──────── Data entries ────────

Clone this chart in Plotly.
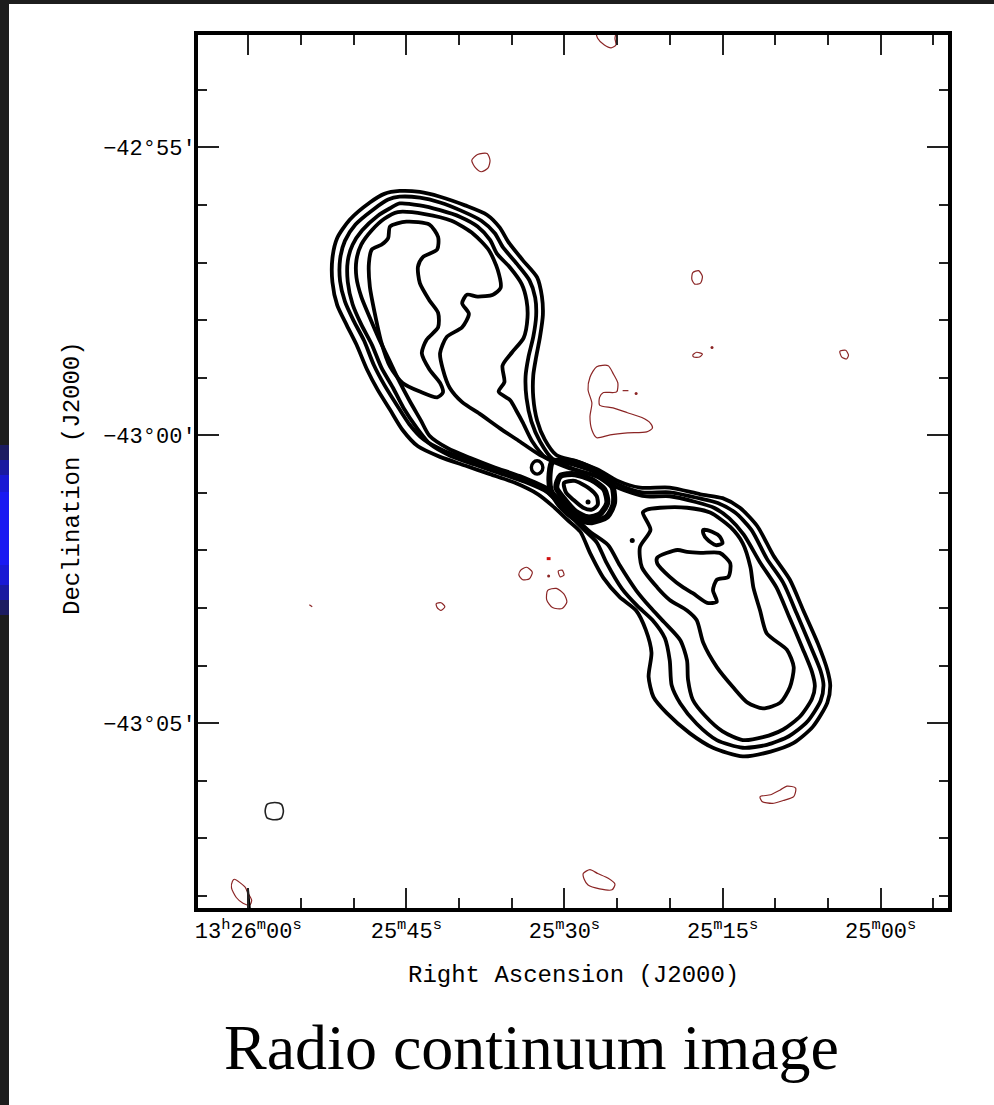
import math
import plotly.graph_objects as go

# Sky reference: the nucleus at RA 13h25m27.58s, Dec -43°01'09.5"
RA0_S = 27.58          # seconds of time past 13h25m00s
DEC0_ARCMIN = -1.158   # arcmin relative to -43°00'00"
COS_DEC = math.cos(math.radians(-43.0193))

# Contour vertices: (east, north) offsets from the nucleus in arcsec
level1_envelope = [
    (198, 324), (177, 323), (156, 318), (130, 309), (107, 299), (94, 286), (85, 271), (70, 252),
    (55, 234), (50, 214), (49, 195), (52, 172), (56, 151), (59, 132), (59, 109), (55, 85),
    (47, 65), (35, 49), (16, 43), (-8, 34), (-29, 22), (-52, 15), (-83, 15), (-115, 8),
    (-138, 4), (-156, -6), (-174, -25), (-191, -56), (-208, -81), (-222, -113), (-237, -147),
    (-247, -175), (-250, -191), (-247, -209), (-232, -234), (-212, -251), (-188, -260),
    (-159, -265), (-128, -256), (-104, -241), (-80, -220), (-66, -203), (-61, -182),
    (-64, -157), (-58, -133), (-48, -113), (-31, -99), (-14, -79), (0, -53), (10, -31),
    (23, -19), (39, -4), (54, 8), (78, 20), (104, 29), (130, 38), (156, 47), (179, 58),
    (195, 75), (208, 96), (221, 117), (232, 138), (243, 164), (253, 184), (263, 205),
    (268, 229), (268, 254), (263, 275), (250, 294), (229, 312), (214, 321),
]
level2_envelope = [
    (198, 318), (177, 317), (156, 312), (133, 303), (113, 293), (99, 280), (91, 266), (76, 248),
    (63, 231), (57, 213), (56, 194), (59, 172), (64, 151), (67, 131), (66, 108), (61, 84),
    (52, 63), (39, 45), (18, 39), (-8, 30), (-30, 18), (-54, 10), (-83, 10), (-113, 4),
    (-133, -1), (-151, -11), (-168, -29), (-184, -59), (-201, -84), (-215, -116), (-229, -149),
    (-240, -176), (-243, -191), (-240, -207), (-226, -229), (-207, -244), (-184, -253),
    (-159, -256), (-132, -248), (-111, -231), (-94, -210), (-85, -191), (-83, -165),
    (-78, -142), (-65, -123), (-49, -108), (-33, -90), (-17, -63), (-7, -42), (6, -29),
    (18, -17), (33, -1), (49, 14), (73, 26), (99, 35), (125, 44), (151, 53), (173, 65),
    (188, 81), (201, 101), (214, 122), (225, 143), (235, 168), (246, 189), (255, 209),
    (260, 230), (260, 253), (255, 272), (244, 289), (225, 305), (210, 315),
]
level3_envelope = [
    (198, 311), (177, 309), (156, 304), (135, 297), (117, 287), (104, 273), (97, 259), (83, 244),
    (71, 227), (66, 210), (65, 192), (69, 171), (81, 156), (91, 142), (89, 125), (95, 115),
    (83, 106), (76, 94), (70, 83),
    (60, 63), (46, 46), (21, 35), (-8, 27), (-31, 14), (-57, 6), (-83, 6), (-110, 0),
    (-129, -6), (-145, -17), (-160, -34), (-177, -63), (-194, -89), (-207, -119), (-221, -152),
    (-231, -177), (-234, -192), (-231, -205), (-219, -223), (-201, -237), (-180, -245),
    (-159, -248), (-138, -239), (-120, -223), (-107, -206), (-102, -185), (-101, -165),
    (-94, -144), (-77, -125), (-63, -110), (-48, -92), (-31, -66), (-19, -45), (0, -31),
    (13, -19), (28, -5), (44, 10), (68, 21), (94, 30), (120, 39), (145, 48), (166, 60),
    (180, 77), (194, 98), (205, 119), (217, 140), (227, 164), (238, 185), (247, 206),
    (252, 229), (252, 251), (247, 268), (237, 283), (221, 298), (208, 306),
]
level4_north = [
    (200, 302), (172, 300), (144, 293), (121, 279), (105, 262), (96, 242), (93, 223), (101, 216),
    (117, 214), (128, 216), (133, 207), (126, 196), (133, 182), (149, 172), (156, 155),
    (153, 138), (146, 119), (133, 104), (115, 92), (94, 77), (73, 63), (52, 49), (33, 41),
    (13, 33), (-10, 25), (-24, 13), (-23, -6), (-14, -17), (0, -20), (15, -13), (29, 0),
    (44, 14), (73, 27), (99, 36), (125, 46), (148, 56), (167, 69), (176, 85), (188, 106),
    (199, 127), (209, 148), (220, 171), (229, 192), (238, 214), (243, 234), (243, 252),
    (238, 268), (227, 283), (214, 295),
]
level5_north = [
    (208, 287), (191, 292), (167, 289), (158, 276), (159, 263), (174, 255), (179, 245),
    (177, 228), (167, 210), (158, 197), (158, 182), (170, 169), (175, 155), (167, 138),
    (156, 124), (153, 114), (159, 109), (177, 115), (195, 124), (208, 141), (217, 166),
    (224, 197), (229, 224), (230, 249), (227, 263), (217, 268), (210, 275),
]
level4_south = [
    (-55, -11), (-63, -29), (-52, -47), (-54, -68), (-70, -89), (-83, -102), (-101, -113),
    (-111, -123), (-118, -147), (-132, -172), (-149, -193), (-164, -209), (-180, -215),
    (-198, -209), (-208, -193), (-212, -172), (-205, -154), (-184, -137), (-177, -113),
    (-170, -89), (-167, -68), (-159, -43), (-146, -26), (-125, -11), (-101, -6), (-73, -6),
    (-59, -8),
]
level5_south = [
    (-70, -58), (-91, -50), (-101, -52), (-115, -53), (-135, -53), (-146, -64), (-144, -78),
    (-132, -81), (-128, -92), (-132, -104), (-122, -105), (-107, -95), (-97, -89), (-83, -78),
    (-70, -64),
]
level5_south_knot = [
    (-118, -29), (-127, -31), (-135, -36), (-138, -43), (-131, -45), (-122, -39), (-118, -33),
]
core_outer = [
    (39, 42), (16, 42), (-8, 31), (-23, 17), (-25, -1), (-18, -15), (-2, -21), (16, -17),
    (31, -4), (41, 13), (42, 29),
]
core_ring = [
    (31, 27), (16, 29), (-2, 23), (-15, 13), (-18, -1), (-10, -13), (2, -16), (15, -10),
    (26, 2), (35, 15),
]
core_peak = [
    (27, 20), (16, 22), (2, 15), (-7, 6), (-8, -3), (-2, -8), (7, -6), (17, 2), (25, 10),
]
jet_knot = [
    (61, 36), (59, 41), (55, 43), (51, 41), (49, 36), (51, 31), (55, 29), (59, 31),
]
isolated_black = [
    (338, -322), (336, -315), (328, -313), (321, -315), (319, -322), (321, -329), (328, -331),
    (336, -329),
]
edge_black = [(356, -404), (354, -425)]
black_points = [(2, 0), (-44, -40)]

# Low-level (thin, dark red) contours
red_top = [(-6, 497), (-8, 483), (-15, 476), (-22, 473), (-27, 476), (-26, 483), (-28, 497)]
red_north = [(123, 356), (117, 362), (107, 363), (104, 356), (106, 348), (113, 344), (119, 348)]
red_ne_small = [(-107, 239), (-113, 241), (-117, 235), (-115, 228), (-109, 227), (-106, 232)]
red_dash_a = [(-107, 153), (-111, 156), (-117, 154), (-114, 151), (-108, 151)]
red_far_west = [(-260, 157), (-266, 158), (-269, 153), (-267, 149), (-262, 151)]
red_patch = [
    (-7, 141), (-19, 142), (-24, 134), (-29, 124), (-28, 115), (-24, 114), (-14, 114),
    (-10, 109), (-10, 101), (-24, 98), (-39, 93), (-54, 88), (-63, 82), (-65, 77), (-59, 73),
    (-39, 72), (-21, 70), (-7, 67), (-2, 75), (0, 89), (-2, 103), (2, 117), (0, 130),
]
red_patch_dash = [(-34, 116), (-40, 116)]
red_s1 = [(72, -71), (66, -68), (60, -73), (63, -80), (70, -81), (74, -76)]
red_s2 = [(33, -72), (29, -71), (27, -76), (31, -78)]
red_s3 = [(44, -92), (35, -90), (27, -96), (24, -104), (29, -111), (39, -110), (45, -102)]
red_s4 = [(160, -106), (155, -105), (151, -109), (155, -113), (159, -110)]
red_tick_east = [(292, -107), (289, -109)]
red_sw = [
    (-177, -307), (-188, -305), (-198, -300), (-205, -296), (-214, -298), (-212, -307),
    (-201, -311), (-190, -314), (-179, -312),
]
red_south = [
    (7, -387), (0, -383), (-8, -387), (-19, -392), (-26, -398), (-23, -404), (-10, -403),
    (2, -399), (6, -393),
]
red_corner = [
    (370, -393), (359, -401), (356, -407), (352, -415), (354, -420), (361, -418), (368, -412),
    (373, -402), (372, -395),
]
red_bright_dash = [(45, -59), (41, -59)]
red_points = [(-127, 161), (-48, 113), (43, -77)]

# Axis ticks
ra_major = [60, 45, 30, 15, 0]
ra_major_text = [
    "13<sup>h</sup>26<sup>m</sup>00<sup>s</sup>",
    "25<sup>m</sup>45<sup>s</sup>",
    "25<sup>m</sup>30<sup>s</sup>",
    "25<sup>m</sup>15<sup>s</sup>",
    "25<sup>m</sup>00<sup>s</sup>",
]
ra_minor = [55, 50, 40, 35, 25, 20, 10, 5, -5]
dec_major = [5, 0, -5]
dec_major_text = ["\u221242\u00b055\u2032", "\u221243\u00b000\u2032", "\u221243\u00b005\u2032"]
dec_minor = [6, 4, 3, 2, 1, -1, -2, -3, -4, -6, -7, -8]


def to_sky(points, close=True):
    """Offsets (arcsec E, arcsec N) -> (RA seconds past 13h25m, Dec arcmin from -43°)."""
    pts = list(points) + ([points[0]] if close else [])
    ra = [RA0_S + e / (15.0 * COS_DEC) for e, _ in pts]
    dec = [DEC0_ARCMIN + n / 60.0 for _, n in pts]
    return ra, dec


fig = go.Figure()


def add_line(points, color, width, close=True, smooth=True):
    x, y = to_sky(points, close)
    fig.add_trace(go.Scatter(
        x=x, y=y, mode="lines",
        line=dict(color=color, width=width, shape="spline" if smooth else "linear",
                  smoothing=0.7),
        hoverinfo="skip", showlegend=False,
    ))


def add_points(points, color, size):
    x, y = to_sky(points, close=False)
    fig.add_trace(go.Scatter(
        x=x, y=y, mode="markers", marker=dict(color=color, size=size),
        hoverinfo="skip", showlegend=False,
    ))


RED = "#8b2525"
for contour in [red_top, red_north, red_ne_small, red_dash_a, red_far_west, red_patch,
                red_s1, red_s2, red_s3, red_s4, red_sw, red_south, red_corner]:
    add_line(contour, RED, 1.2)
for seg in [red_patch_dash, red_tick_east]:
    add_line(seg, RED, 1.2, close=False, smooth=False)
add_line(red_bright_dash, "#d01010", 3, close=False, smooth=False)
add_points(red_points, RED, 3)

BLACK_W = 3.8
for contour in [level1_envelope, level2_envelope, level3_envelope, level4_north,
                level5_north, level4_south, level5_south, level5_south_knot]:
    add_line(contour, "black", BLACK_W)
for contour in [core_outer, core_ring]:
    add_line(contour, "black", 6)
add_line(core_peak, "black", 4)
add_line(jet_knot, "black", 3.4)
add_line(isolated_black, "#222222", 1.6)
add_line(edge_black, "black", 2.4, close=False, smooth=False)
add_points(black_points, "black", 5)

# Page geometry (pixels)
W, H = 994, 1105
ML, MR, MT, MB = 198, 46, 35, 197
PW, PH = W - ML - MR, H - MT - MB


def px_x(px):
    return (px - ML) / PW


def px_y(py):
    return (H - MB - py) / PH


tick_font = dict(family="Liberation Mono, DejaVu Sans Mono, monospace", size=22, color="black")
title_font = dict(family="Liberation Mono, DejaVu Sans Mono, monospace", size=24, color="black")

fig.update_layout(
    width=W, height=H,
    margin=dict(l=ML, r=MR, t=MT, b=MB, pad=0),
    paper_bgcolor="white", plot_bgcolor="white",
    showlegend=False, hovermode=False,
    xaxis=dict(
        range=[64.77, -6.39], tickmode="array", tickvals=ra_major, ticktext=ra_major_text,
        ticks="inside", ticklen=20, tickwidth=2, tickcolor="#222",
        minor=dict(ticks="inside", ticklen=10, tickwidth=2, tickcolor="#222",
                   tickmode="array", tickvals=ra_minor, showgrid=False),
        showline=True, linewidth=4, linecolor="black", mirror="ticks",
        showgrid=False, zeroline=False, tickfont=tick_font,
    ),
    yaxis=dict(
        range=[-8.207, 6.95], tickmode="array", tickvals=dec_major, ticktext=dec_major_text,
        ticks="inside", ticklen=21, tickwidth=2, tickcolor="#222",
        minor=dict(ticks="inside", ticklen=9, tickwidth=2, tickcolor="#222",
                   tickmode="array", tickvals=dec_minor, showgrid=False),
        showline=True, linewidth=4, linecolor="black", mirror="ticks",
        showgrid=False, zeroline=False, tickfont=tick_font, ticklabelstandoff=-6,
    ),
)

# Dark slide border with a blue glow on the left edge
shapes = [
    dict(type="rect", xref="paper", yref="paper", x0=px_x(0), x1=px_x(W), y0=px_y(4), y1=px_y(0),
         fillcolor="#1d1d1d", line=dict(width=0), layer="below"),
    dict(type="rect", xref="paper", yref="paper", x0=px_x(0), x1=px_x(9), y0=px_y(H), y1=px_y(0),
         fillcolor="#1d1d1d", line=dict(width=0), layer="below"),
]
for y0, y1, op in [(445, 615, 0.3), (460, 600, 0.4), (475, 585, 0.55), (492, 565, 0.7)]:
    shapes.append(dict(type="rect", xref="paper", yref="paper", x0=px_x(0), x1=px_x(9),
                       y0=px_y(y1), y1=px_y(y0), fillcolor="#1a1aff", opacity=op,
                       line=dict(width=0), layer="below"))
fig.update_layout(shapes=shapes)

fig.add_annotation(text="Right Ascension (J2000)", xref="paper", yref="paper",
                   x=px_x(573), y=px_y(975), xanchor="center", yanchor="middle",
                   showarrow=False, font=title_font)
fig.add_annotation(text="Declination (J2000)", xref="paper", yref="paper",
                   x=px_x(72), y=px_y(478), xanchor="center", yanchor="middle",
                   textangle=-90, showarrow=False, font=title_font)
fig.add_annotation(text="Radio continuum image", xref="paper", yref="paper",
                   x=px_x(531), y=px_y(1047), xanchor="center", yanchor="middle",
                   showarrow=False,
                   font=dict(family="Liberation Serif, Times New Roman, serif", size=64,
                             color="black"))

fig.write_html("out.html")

────────
──────── Data entries ────────

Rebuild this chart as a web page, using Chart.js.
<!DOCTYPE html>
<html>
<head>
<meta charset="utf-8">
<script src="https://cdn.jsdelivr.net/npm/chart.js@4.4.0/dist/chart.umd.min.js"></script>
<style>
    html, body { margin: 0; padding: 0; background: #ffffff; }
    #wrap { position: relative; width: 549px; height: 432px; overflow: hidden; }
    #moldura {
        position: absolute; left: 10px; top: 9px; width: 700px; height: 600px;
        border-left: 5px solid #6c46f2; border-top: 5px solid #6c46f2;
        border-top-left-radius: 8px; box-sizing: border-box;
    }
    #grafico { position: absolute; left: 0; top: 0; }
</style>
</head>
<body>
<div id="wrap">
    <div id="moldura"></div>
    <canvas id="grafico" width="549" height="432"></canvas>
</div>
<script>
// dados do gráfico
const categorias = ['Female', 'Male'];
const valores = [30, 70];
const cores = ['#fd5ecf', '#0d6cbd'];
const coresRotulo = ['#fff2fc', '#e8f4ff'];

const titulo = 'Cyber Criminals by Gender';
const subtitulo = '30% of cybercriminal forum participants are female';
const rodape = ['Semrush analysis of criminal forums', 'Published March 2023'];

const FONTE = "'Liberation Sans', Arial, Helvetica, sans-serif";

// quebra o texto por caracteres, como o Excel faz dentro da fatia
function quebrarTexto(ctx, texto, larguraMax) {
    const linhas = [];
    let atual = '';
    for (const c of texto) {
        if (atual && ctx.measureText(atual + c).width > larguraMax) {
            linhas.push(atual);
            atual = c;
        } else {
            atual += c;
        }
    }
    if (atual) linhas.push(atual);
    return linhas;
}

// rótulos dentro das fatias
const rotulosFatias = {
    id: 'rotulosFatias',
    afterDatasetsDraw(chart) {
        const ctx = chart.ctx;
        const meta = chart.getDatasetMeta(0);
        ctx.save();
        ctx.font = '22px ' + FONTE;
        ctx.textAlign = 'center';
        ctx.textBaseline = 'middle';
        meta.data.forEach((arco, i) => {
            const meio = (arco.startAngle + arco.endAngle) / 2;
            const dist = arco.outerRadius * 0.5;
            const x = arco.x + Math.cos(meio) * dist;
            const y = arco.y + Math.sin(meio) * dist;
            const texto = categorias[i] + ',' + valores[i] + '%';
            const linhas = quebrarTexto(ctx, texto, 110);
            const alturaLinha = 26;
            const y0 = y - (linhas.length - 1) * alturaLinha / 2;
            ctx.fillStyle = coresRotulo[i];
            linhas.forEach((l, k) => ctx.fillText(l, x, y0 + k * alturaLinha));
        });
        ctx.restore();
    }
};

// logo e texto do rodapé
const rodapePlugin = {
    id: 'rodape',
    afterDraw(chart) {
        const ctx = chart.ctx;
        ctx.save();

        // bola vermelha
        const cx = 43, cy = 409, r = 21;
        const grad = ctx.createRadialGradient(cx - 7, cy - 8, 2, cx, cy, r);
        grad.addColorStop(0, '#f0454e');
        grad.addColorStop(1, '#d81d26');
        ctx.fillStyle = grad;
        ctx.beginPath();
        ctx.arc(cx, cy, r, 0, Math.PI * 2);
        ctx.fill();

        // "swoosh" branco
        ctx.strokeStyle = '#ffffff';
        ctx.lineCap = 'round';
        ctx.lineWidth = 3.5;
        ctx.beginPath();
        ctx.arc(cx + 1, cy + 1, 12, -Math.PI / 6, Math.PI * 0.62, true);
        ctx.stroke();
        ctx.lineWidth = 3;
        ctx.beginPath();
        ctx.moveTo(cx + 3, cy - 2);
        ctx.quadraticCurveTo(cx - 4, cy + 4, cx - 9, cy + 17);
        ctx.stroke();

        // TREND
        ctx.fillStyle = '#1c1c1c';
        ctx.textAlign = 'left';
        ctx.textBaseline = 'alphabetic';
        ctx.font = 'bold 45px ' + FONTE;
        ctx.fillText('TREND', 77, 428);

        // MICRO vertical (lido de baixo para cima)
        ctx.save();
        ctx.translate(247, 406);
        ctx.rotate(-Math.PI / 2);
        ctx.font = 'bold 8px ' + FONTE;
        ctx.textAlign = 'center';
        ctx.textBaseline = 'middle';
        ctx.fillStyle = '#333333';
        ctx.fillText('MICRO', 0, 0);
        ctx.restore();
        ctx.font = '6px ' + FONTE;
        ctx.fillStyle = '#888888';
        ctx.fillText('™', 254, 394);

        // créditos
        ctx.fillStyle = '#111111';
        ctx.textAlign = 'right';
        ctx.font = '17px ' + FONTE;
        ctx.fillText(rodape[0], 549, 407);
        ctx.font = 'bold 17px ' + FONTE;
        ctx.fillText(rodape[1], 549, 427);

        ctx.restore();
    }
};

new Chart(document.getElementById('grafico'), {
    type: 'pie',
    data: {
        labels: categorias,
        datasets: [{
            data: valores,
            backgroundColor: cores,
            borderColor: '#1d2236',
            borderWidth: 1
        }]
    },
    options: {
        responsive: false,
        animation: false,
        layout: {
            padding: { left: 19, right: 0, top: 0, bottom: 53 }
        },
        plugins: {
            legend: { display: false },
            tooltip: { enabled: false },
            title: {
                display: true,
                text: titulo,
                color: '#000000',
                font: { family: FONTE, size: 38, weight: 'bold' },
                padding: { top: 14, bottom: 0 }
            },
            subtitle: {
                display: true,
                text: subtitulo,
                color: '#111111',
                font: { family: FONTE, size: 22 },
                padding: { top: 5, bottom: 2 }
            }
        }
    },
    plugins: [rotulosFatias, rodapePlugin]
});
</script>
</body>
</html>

────────
──────── Data entries ────────

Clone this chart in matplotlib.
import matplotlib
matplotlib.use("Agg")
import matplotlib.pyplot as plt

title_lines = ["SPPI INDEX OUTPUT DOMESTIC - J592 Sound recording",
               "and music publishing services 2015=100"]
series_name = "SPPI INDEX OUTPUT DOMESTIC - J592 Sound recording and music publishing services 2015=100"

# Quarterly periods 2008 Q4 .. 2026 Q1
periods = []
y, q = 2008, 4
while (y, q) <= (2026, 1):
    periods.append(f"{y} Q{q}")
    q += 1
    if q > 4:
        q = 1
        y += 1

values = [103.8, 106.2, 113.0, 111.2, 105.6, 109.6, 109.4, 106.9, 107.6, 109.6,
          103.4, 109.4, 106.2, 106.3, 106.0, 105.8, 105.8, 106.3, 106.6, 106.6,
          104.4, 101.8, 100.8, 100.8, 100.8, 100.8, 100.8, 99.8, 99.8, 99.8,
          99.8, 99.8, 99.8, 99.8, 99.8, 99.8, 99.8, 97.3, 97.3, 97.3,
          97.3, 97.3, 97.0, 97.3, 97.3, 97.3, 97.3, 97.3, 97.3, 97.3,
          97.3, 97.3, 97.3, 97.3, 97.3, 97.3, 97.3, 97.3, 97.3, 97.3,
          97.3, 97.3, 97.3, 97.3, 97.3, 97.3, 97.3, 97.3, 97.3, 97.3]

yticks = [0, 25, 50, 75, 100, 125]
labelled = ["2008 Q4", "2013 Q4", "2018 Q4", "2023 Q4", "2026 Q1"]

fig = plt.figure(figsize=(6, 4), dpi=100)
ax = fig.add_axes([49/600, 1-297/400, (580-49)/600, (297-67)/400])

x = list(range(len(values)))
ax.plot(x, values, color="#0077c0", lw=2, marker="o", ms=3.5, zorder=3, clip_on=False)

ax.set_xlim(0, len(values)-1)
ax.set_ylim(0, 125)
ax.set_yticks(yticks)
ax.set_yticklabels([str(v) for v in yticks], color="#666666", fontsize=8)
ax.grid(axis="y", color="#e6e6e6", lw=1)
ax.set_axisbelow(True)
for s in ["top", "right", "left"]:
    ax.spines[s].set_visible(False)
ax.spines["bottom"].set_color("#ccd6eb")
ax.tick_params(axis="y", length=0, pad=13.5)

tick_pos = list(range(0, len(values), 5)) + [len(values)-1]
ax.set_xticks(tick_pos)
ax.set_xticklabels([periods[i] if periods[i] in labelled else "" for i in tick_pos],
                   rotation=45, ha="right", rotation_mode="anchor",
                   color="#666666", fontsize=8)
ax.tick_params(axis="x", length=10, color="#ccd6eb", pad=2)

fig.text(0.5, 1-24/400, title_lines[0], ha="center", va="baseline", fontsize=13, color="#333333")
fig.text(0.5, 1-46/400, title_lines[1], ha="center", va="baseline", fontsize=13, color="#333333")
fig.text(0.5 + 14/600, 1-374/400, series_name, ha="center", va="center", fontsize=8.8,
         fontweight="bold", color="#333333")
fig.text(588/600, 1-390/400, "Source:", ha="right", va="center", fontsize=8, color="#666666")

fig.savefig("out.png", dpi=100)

────────

- What you are asked to do -
Pull out only the lines from the one with "Clone this chart in Plotly." up to and including the one with "COS_DEC = math.cos(math.radians(-43.0193))", and drop any pictures along the way.

- Exercise solution -
Clone this chart in Plotly.
import math
import plotly.graph_objects as go

# Sky reference: the nucleus at RA 13h25m27.58s, Dec -43°01'09.5"
RA0_S = 27.58          # seconds of time past 13h25m00s
DEC0_ARCMIN = -1.158   # arcmin relative to -43°00'00"
COS_DEC = math.cos(math.radians(-43.0193))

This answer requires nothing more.